Not having the right qualifications for the role is a huge concern for many job seekers when stepping into the interview. In fact, 15 percent of candidates are most nervous about being overqualified, while 11 percent are most nervous about being under qualified. An easy way to address this concern is to focus primarily on connecting with candidates who have the qualifications you need.

However, sometimes you’ll be looking for someone a little outside-the-box for your positions. Just because the candidate doesn’t have the laundry list of qualifications, doesn’t mean they won’t be a great worker for your company. This is actually a great method to hop off the beaten path and still find great candidates.

In certain sectors, like tech, the war for great talent is relentless.

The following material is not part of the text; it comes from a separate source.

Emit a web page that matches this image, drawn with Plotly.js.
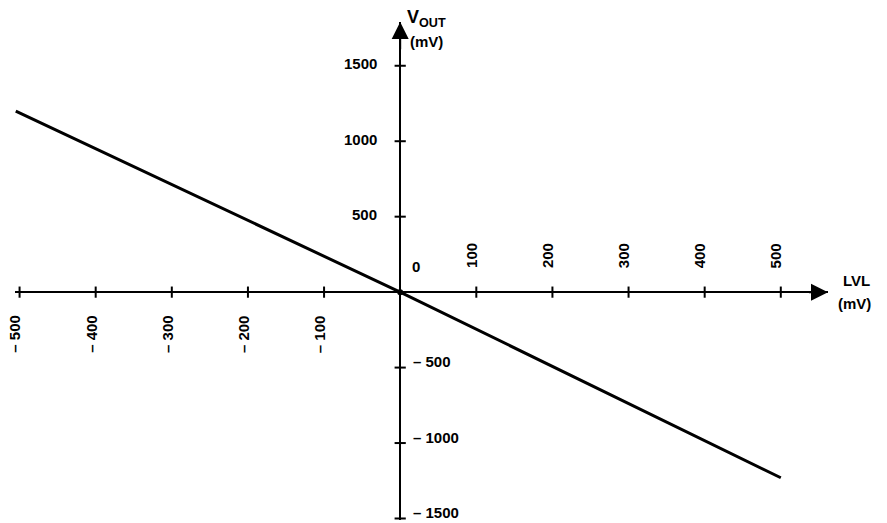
<!DOCTYPE html>
<html>
<head>
<meta charset="utf-8">
<script src="https://cdn.plot.ly/plotly-3.0.1.min.js"></script>
<style>
  body { margin: 0; background: #fff; }
  #plot { width: 887px; height: 523px; }
</style>
</head>
<body>
<div id="plot"></div>
<script>
// Transfer line: LVL input (mV) vs V_OUT (mV)
let lvl = [-505, 0, 500];
let vout = [1200, 0, -1230];

// Tick positions and labels on the x axis (LVL)
let xTicks = [-500, -400, -300, -200, -100, 100, 200, 300, 400, 500];
let xTickLabels = ["– 500", "– 400", "– 300", "– 200", "– 100", "100", "200", "300", "400", "500"];

// Tick positions and labels on the y axis (V_OUT)
let yTicks = [1500, 1000, 500, -500, -1000, -1500];
let yTickLabels = ["1500", "1000", "500", "– 500", "– 1000", "– 1500"];

let labelFont = { family: "Liberation Sans, Arial, sans-serif", size: 15, color: "#000", weight: "bold" };

// The transfer line itself
let trace1 = {
  x: lvl,
  y: vout,
  mode: "lines",
  line: { color: "#000", width: 3 },
  hoverinfo: "skip"
};

// Small tick marks sitting on the x axis
let trace2 = {
  x: xTicks,
  y: xTicks.map(function () { return 0; }),
  mode: "markers",
  marker: { symbol: "line-ns", size: 8, line: { color: "#000", width: 2 } },
  cliponaxis: false,
  hoverinfo: "skip"
};

// Small tick marks sitting on the y axis
let trace3 = {
  x: yTicks.map(function () { return 0; }),
  y: yTicks,
  mode: "markers",
  marker: { symbol: "line-ew", size: 8, line: { color: "#000", width: 2 } },
  cliponaxis: false,
  hoverinfo: "skip"
};

// Origin dot
let trace4 = {
  x: [0],
  y: [0],
  mode: "markers",
  marker: { color: "#000", size: 6 },
  hoverinfo: "skip"
};

let data = [trace1, trace2, trace3, trace4];

// Build tick label annotations
let annotations = [];
for (let i = 0; i < xTicks.length; i++) {
  let neg = xTicks[i] < 0;
  annotations.push({
    x: xTicks[i], y: 0, xref: "x", yref: "y",
    text: xTickLabels[i],
    textangle: -90,
    showarrow: false,
    xanchor: "center",
    yanchor: neg ? "top" : "bottom",
    xshift: -5,
    yshift: neg ? -21 : 22,
    font: labelFont
  });
}
for (let i = 0; i < yTicks.length; i++) {
  let neg = yTicks[i] < 0;
  annotations.push({
    x: 0, y: yTicks[i], xref: "x", yref: "y",
    text: yTickLabels[i],
    showarrow: false,
    xanchor: neg ? "left" : "right",
    yanchor: "middle",
    xshift: neg ? 11 : -21,
    yshift: neg ? 6 : 2,
    font: labelFont
  });
}

// Zero label near origin
annotations.push({
  x: 0, y: 0, xref: "x", yref: "y", text: "0", showarrow: false,
  xanchor: "left", yanchor: "bottom", xshift: 10, yshift: 15, font: labelFont
});

// Axis arrows
annotations.push({
  x: 562, y: 0, ax: 535, ay: 0, xref: "x", yref: "y", axref: "x", ayref: "y",
  text: "", showarrow: true, arrowhead: 2, arrowsize: 1.7, arrowwidth: 2, arrowcolor: "#000"
});
annotations.push({
  x: 0, y: 1790, ax: 0, ay: 1600, xref: "x", yref: "y", axref: "x", ayref: "y",
  text: "", showarrow: true, arrowhead: 2, arrowsize: 1.7, arrowwidth: 2, arrowcolor: "#000"
});

// Axis names
annotations.push({
  x: 0, y: 1, xref: "x", yref: "paper", text: "V<sub>OUT</sub>", showarrow: false,
  xanchor: "left", yanchor: "bottom", xshift: 5, yshift: -10,
  font: { family: "Liberation Sans, Arial, sans-serif", size: 18, color: "#000", weight: "bold" }
});
annotations.push({
  x: 0, y: 1, xref: "x", yref: "paper", text: "(mV)", showarrow: false,
  xanchor: "left", yanchor: "top", xshift: 8, yshift: -9, font: labelFont
});
annotations.push({
  x: 1, y: 0, xref: "paper", yref: "y", text: "LVL", showarrow: false,
  xanchor: "left", yanchor: "bottom", xshift: 13, yshift: 1,
  font: { family: "Liberation Sans, Arial, sans-serif", size: 15, color: "#000", weight: "bold" }
});
annotations.push({
  x: 1, y: 0, xref: "paper", yref: "y", text: "(mV)", showarrow: false,
  xanchor: "left", yanchor: "top", xshift: 8, yshift: -1, font: labelFont
});

let layout = {
  width: 887,
  height: 523,
  showlegend: false,
  paper_bgcolor: "#fff",
  plot_bgcolor: "#fff",
  margin: { l: 15, r: 59, t: 22, b: 3 },
  // Axes are drawn through the origin with the zero lines
  xaxis: {
    range: [-506, 562],
    showgrid: false, showticklabels: false, ticks: "", showline: false,
    zeroline: true, zerolinecolor: "#000", zerolinewidth: 2
  },
  yaxis: {
    range: [-1510, 1790],
    showgrid: false, showticklabels: false, ticks: "", showline: false,
    zeroline: true, zerolinecolor: "#000", zerolinewidth: 2
  },
  annotations: annotations
};

Plotly.newPlot("plot", data, layout, { staticPlot: true });
</script>
</body>
</html>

You might not have the budget to hire the superstars all the giants are fighting over, but by looking at talent with good skills but imperfect resumes, you can find the great candidates your competitors are ignoring.

Overqualified candidates, meanwhile, might be transitioning to a new career or looking for a new challenge in a startup environment. After all, you can train for skills…but not for cultural fit or sincere passion.

If this is the case, don’t let the candidate’s qualifications become the elephant in the room. Address the issue head-on early in the interview, letting the candidate know their qualifications aren’t an exact match but they have particular attributes you’re looking for in a great worker. This will help put the candidate at ease and will open up the floor to focus on what the candidate can bring to the table, not the skills they lack.

The simple truth is that most job seekers are scared of interviews. This fear could prevent you from hiring a great candidate just because they don’t seem confident. If you use the interview process to address common fears and look beyond the jitters, you just might find the top talent your startup company needs to thrive.